PROBLEM DESCRIPTION
Carry none of the pictures over; set down the material below exactly.
** Start RAW DATA **
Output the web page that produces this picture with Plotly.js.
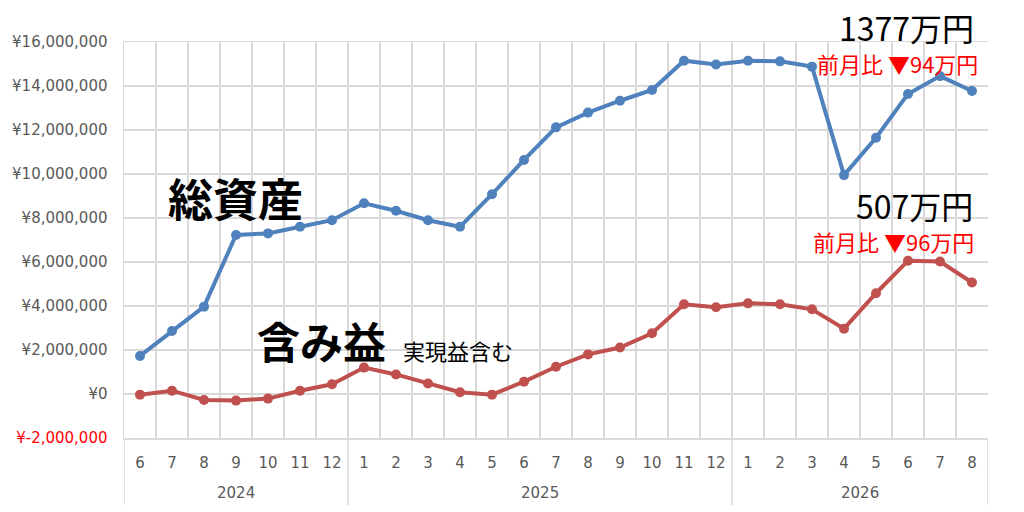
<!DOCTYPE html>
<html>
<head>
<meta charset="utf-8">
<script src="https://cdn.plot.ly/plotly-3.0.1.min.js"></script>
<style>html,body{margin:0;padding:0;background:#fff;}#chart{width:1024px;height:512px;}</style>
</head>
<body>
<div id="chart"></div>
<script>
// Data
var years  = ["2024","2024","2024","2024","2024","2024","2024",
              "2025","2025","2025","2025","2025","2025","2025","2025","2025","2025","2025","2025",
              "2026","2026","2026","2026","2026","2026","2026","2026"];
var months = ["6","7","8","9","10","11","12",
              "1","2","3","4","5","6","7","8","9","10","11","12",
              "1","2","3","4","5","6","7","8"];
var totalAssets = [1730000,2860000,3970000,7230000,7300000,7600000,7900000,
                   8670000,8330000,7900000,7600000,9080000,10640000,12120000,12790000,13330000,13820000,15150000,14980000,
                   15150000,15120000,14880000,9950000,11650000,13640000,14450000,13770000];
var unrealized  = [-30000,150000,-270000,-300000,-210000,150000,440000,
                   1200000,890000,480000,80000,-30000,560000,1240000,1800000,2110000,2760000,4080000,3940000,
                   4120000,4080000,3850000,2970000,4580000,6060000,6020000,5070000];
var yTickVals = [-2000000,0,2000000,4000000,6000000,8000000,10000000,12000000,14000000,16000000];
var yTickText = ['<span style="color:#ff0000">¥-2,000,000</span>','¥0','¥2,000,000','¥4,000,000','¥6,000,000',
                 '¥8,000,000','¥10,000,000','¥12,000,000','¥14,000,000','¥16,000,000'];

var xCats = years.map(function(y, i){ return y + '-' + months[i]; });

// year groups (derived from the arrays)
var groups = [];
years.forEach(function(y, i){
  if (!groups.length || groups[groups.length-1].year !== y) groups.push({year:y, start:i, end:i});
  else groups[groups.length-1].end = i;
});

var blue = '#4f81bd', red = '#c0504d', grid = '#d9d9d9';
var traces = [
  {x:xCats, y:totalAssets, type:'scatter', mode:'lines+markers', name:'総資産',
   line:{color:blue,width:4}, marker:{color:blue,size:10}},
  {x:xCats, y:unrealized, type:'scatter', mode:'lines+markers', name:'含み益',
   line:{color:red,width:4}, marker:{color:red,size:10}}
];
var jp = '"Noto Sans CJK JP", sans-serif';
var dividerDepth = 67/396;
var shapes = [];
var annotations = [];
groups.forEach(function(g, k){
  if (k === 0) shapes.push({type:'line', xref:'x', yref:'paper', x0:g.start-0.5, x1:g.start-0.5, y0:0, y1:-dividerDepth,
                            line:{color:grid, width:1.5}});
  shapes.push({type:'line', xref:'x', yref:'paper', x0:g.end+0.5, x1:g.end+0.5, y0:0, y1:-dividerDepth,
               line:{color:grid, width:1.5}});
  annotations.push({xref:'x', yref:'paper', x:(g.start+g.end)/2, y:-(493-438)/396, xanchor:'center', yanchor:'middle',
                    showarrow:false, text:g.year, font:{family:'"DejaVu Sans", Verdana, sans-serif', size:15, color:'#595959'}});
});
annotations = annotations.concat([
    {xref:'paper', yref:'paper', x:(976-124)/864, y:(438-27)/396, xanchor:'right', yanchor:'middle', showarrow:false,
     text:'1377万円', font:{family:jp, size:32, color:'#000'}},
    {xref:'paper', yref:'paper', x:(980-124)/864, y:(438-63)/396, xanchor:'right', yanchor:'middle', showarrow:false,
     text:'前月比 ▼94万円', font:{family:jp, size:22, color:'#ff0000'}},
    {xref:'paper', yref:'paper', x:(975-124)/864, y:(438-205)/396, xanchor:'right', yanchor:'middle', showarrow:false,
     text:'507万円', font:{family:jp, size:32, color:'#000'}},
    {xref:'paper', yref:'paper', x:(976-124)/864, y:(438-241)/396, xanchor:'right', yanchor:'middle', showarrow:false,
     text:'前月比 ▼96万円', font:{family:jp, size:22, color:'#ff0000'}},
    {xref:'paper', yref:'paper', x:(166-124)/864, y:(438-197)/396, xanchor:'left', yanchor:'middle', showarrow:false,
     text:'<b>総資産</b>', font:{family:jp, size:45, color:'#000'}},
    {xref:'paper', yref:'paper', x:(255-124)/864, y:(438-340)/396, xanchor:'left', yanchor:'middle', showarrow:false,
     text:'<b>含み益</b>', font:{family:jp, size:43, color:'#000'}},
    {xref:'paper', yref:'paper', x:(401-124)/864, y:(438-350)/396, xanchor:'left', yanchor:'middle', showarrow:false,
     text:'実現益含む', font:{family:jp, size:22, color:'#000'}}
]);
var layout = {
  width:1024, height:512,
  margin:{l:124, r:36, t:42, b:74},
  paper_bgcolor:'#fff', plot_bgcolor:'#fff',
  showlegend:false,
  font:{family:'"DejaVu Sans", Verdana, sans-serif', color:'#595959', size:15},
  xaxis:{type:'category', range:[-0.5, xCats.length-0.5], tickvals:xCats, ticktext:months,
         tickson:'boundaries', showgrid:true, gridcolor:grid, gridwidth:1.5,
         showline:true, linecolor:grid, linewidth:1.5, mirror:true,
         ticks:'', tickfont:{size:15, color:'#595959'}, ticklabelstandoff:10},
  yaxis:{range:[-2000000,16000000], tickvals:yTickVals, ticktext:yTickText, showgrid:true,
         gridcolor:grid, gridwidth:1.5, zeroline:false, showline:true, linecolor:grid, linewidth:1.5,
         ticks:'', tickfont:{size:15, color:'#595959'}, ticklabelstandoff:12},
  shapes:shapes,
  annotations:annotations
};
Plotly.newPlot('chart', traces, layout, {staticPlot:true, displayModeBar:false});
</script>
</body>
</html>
** End RAW DATA **
FINAL RESULT
Output the web page that produces this picture with Plotly.js.
<!DOCTYPE html>
<html>
<head>
<meta charset="utf-8">
<script src="https://cdn.plot.ly/plotly-3.0.1.min.js"></script>
<style>html,body{margin:0;padding:0;background:#fff;}#chart{width:1024px;height:512px;}</style>
</head>
<body>
<div id="chart"></div>
<script>
// Data
var years  = ["2024","2024","2024","2024","2024","2024","2024",
              "2025","2025","2025","2025","2025","2025","2025","2025","2025","2025","2025","2025",
              "2026","2026","2026","2026","2026","2026","2026","2026"];
var months = ["6","7","8","9","10","11","12",
              "1","2","3","4","5","6","7","8","9","10","11","12",
              "1","2","3","4","5","6","7","8"];
var totalAssets = [1730000,2860000,3970000,7230000,7300000,7600000,7900000,
                   8670000,8330000,7900000,7600000,9080000,10640000,12120000,12790000,13330000,13820000,15150000,14980000,
                   15150000,15120000,14880000,9950000,11650000,13640000,14450000,13770000];
var unrealized  = [-30000,150000,-270000,-300000,-210000,150000,440000,
                   1200000,890000,480000,80000,-30000,560000,1240000,1800000,2110000,2760000,4080000,3940000,
                   4120000,4080000,3850000,2970000,4580000,6060000,6020000,5070000];
var yTickVals = [-2000000,0,2000000,4000000,6000000,8000000,10000000,12000000,14000000,16000000];
var yTickText = ['<span style="color:#ff0000">¥-2,000,000</span>','¥0','¥2,000,000','¥4,000,000','¥6,000,000',
                 '¥8,000,000','¥10,000,000','¥12,000,000','¥14,000,000','¥16,000,000'];

var xCats = years.map(function(y, i){ return y + '-' + months[i]; });

// year groups (derived from the arrays)
var groups = [];
years.forEach(function(y, i){
  if (!groups.length || groups[groups.length-1].year !== y) groups.push({year:y, start:i, end:i});
  else groups[groups.length-1].end = i;
});

var blue = '#4f81bd', red = '#c0504d', grid = '#d9d9d9';
var traces = [
  {x:xCats, y:totalAssets, type:'scatter', mode:'lines+markers', name:'総資産',
   line:{color:blue,width:4}, marker:{color:blue,size:10}},
  {x:xCats, y:unrealized, type:'scatter', mode:'lines+markers', name:'含み益',
   line:{color:red,width:4}, marker:{color:red,size:10}}
];
var jp = '"Noto Sans CJK JP", sans-serif';
var dividerDepth = 67/396;
var shapes = [];
var annotations = [];
groups.forEach(function(g, k){
  if (k === 0) shapes.push({type:'line', xref:'x', yref:'paper', x0:g.start-0.5, x1:g.start-0.5, y0:0, y1:-dividerDepth,
                            line:{color:grid, width:1.5}});
  shapes.push({type:'line', xref:'x', yref:'paper', x0:g.end+0.5, x1:g.end+0.5, y0:0, y1:-dividerDepth,
               line:{color:grid, width:1.5}});
  annotations.push({xref:'x', yref:'paper', x:(g.start+g.end)/2, y:-(493-438)/396, xanchor:'center', yanchor:'middle',
                    showarrow:false, text:g.year, font:{family:'"DejaVu Sans", Verdana, sans-serif', size:15, color:'#595959'}});
});
annotations = annotations.concat([
    {xref:'paper', yref:'paper', x:(976-124)/864, y:(438-27)/396, xanchor:'right', yanchor:'middle', showarrow:false,
     text:'1377万円', font:{family:jp, size:32, color:'#000'}},
    {xref:'paper', yref:'paper', x:(980-124)/864, y:(438-63)/396, xanchor:'right', yanchor:'middle', showarrow:false,
     text:'前月比 ▼94万円', font:{family:jp, size:22, color:'#ff0000'}},
    {xref:'paper', yref:'paper', x:(975-124)/864, y:(438-205)/396, xanchor:'right', yanchor:'middle', showarrow:false,
     text:'507万円', font:{family:jp, size:32, color:'#000'}},
    {xref:'paper', yref:'paper', x:(976-124)/864, y:(438-241)/396, xanchor:'right', yanchor:'middle', showarrow:false,
     text:'前月比 ▼96万円', font:{family:jp, size:22, color:'#ff0000'}},
    {xref:'paper', yref:'paper', x:(166-124)/864, y:(438-197)/396, xanchor:'left', yanchor:'middle', showarrow:false,
     text:'<b>総資産</b>', font:{family:jp, size:45, color:'#000'}},
    {xref:'paper', yref:'paper', x:(255-124)/864, y:(438-340)/396, xanchor:'left', yanchor:'middle', showarrow:false,
     text:'<b>含み益</b>', font:{family:jp, size:43, color:'#000'}},
    {xref:'paper', yref:'paper', x:(401-124)/864, y:(438-350)/396, xanchor:'left', yanchor:'middle', showarrow:false,
     text:'実現益含む', font:{family:jp, size:22, color:'#000'}}
]);
var layout = {
  width:1024, height:512,
  margin:{l:124, r:36, t:42, b:74},
  paper_bgcolor:'#fff', plot_bgcolor:'#fff',
  showlegend:false,
  font:{family:'"DejaVu Sans", Verdana, sans-serif', color:'#595959', size:15},
  xaxis:{type:'category', range:[-0.5, xCats.length-0.5], tickvals:xCats, ticktext:months,
         tickson:'boundaries', showgrid:true, gridcolor:grid, gridwidth:1.5,
         showline:true, linecolor:grid, linewidth:1.5, mirror:true,
         ticks:'', tickfont:{size:15, color:'#595959'}, ticklabelstandoff:10},
  yaxis:{range:[-2000000,16000000], tickvals:yTickVals, ticktext:yTickText, showgrid:true,
         gridcolor:grid, gridwidth:1.5, zeroline:false, showline:true, linecolor:grid, linewidth:1.5,
         ticks:'', tickfont:{size:15, color:'#595959'}, ticklabelstandoff:12},
  shapes:shapes,
  annotations:annotations
};
Plotly.newPlot('chart', traces, layout, {staticPlot:true, displayModeBar:false});
</script>
</body>
</html>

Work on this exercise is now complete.